§ Written problem
Search the entries for the word "this" and pull out each line that has it.

§ Entries shown
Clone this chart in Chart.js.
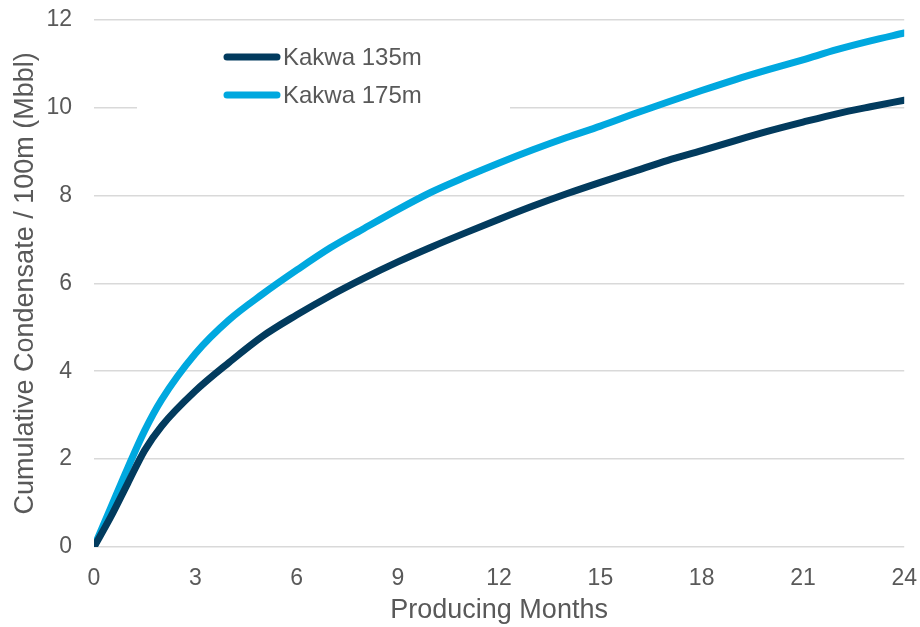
---
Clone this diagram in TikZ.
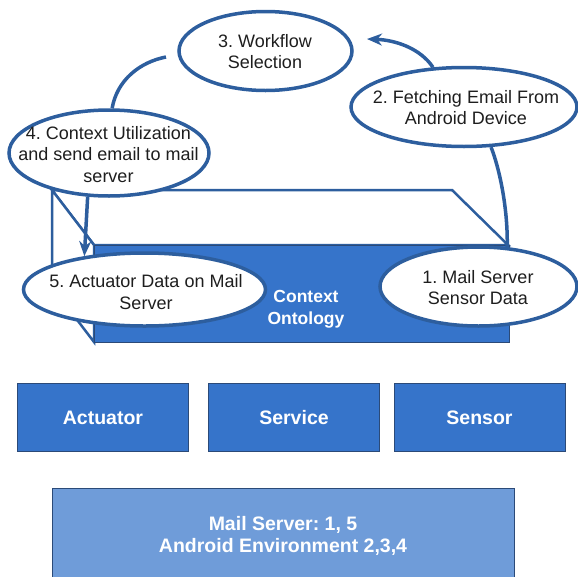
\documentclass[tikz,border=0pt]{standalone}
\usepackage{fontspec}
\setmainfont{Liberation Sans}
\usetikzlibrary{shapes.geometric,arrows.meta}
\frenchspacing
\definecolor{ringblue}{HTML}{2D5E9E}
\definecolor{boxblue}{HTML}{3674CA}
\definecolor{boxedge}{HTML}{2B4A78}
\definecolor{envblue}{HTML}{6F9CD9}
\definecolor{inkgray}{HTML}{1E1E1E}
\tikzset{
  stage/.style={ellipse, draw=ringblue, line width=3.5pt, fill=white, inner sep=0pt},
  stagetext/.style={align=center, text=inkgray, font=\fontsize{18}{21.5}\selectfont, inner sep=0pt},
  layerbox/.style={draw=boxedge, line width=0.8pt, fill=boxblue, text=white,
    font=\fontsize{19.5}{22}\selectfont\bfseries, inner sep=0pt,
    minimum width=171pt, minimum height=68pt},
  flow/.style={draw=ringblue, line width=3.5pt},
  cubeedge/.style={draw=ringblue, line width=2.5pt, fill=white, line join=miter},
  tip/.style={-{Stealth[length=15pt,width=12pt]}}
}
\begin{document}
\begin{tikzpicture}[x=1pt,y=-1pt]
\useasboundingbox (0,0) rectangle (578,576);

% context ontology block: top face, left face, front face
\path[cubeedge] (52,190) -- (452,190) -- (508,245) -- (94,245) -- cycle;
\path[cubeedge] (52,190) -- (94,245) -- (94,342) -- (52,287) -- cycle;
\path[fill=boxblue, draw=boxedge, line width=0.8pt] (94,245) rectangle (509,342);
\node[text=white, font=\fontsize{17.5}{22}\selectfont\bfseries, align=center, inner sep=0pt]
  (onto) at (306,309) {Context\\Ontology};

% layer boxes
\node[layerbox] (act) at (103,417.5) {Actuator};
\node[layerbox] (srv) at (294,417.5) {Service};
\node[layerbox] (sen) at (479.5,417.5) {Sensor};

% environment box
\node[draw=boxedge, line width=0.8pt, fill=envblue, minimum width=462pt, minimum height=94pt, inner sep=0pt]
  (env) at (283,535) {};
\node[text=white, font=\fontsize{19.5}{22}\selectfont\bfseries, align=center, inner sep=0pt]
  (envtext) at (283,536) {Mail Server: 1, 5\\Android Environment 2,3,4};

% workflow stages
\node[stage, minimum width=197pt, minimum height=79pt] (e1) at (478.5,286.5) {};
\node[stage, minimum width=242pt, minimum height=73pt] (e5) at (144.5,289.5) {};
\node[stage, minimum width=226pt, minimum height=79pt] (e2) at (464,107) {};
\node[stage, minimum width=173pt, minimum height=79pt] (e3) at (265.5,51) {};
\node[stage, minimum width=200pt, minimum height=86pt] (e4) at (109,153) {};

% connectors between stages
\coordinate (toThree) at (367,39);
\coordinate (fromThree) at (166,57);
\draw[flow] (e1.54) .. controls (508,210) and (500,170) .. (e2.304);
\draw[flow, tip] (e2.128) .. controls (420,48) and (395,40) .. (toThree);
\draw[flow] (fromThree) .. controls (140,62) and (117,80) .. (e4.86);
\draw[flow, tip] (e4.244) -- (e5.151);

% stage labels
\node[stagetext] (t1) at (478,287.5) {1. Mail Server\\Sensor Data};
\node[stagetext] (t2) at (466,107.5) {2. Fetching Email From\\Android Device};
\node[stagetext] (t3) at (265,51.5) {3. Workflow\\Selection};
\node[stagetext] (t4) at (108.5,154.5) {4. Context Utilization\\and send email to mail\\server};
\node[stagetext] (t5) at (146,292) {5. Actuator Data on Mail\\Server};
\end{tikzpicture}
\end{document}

§ Written solution
Clone this chart in Chart.js.
Clone this diagram in TikZ.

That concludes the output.